Retired judge helping pave the way for diversity on the bench

May 03, 2019Jon Gray ’73 aspired to be a judge by the time he had reached 10th grade, but he figured it would happen toward the end of his legal career.

Nevertheless, at age 34, Gray was appointed to fill a judicial vacancy on the Circuit Court of Jackson County, Missouri.

“I had only been out of law school 10 years when I got the opportunity,” he says. “I thought being a judge would give me the opportunity to help people and bring what I thought was a needed perspective to the collective bench. I’m still concerned about that. As a consequence, I’m still trying to help a number of young lawyers to the bench by helping them navigate the nominations and selection process.”

Judge Jon Gray '73
   Jon Gray ’73

At the time Gray was appointed in 1986, it was common to have an unwritten quota of black judges, specifically one and only one. Gray, who now is partner at the Shook, Hardy & Bacon law firm in Kansas City, has helped change that erroneous thinking.

“If I made any contribution to the profession at all, I would say it’s my efforts to help diversify the bench in my community,” Gray says. “It’s the thing I would most want written on my tombstone.”

Gray was born in Little Rock, Arkansas. His sister, Frances Gray ’71, was already enrolled at Grinnell when Gray was weighing college options. He was accepted several places, but Grinnell offered the best financial aid package.

“The fact Grinnell had a great reputation helped, but the financial aid sealed the deal,” he says. “Looking back, I had a great experience. I was given many opportunities. There were some opportunities I should have taken better advantage of but that was due to the immaturity of youth. However, the extent to which I was challenged academically and my overall academic experience were very good, and I’m grateful for the experience.”

Gray earned a degree in American Studies and received the President’s Award as a member of the Grinnell College Black Arts Ensemble. He also played football for the Pioneers.

“Academics were always the top priority but football was a fun diversion,” he says. “Barry Huff ’73 and I were great friends and roomed together during trips for road games. I wish we could have won more games, but the whole experience was a great bonding opportunity.”

Gray also credited Grinnell for helping him navigate law school at the University of Missouri-Kansas City.

“Law school is unlike any other academic pursuit,” he says. “Had I not gone to Grinnell, I probably would have struggled more than I did. You have to develop a style of writing to succeed. Often times, there is no one answer. The correct answer analyzes all the possible answers. It takes a unique ability to recognize and analyze, and I was able to develop that based on the support I received at Grinnell through classroom exercises and a writing tutor.”

After law school, Gray became a partner in the law firm of Gray Payne & Roque, representing individuals and small businesses in civil matters. In 1981, he was appointed as Democratic attorney for the Board of Election Commissioners of Kansas City, Missouri. Gray was appointed Circuit Court Judge by Missouri Governor John Ashcroft in 1986 and was subsequently re-elected to four additional terms over the next 20 years. He presided over civil, criminal, and family court matters.

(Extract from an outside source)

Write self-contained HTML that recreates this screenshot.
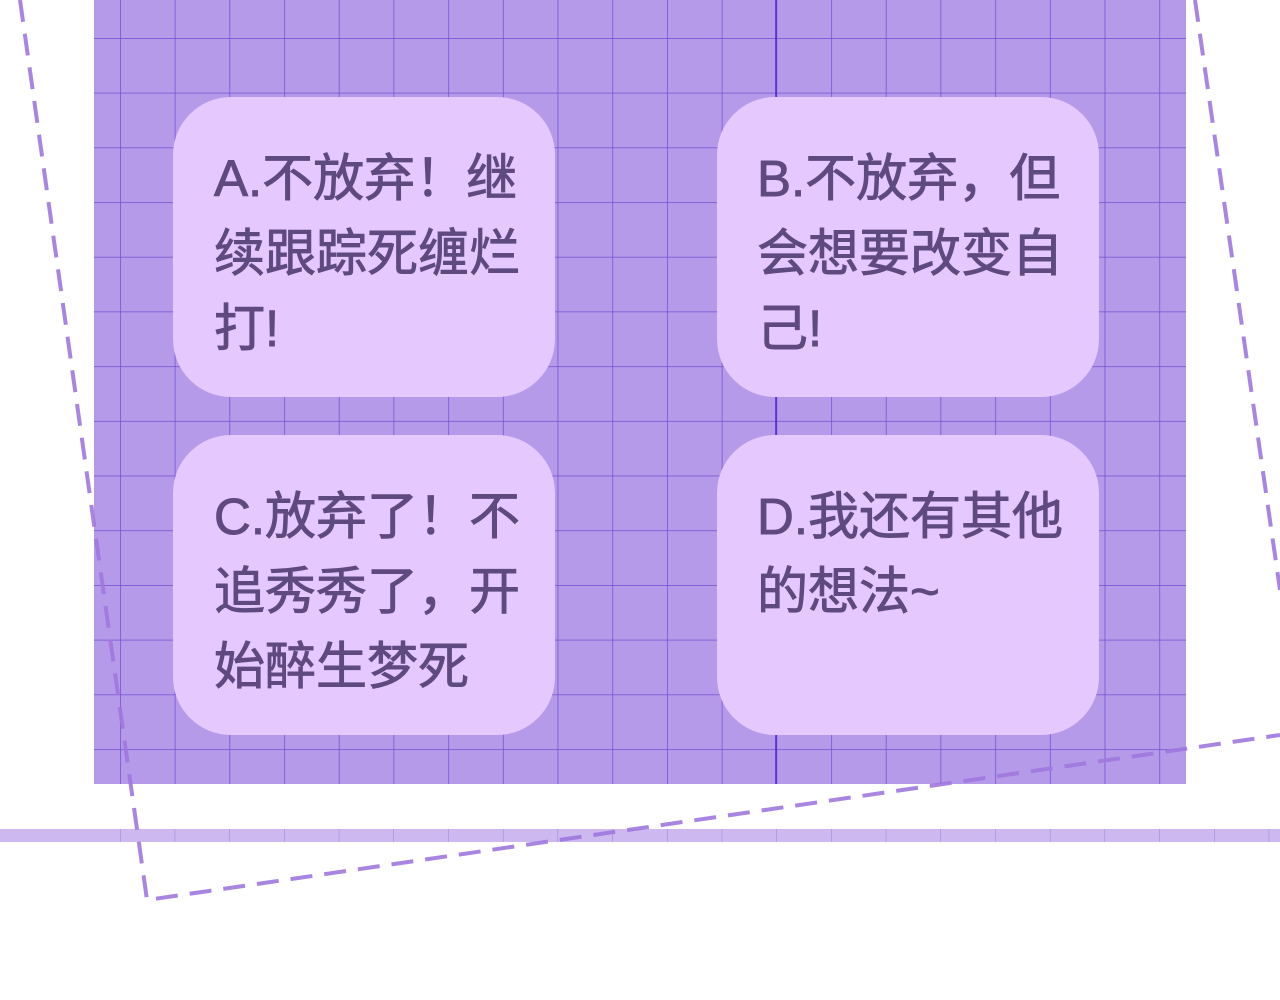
<!DOCTYPE html>
<html><head><meta charset="utf-8"><style>
html,body{margin:0;padding:0;background:#fff;}
svg{display:block}
text{font-family:"Liberation Sans","Noto Sans CJK SC",sans-serif;font-size:51px;fill:#5f4a80;stroke:#5f4a80;stroke-width:0.9px;}
</style></head><body>
<svg width="1280" height="1000" viewBox="0 0 1280 1000" xmlns="http://www.w3.org/2000/svg">
<defs>
<pattern id="g" x="120" y="38" width="54.7" height="54.7" patternUnits="userSpaceOnUse">
<path d="M0 0V54.7M0 0H54.7" stroke="#5a35c8" stroke-opacity="0.75" stroke-width="1.5" fill="none"/>
</pattern>
<pattern id="g2" x="120" y="0" width="54.7" height="20" patternUnits="userSpaceOnUse">
<path d="M0 0V20" stroke="#9a80d8" stroke-width="1" fill="none"/>
</pattern>
</defs>
<rect x="94" y="0" width="1092" height="784" fill="#b69aea"/>
<rect x="94" y="0" width="1092" height="784" fill="url(#g)"/>
<line x1="776" y1="0" x2="776" y2="784" stroke="#4a20d0" stroke-width="1.8" stroke-opacity="0.8"/>
<rect x="0" y="829" width="1280" height="13" fill="#cdb9f0"/>
<rect x="94" y="829" width="1186" height="13" fill="url(#g2)"/>
<g fill="none" stroke="#9f78de" stroke-width="4" stroke-dasharray="22 12" stroke-opacity="0.9">
<path d="M20 0 L147 900 L1280 735"/>
<path d="M1195 0 L1280 590"/>
</g>
<g fill="#e4c8fe">
<rect x="173" y="97" width="382" height="300" rx="58"/>
<rect x="717" y="97" width="382" height="300" rx="58"/>
<rect x="173" y="435" width="382" height="300" rx="58"/>
<rect x="717" y="435" width="382" height="300" rx="58"/>
</g>
<text x="214" y="196">A.不放弃！继</text>
<text x="214" y="271">续跟踪死缠烂</text>
<text x="214" y="346">打!</text>
<text x="757" y="196">B.不放弃，但</text>
<text x="757" y="271">会想要改变自</text>
<text x="757" y="346">己!</text>
<text x="214" y="534">C.放弃了！不</text>
<text x="214" y="609">追秀秀了，开</text>
<text x="214" y="684">始醉生梦死</text>
<text x="757" y="534">D.我还有其他</text>
<text x="757" y="609">的想法~</text>
</svg>
</body></html>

Gray retired from the bench in 2007. He left the court at 11:30 a.m. on retirement day and was working for Shook, Hardy & Bacon by noon. He offers mediation and arbitration services to parties involved in civil disputes and chairs the firm’s Professional Development Committee.

“I also have recently taken on the issue of lawyer wellness,” Gray says. “There’s a lot of alcoholism and chemical dependency within the legal profession. I’m trying to figure how best to implement wellness initiatives across the firm to our lawyers and professional staff.”

He’s been involved in numerous legal and civic organizations over the years, including four years on the Jackson County Sports Complex Authority, which has stadium leases with the Kansas City Chiefs and Kansas City Royals.

Gray has supported Grinnell in various ways for the past 46 years, from serving as an admission representative in the 1980s to making gifts supporting minority recruiting, the Kimbo Black Cultural Center renovations, financial aid, and the Pioneer Fund.

“It’s important for alumni to support their alma mater,” he says. “If I can to do my part to help to make the institution continue to thrive, then a future student will have the opportunity for an education like I received. The point of that is everyone can do something, even if it’s only a small gift.”

Gray returned to campus in 2018 for Reunion and enjoyed walking through the newer buildings and recalling his own academic experiences.

“Grinnell provided an excellent education for which I’m still grateful,” he says. “I want to see the College continue to make those type of opportunities to a student body that looks like America.”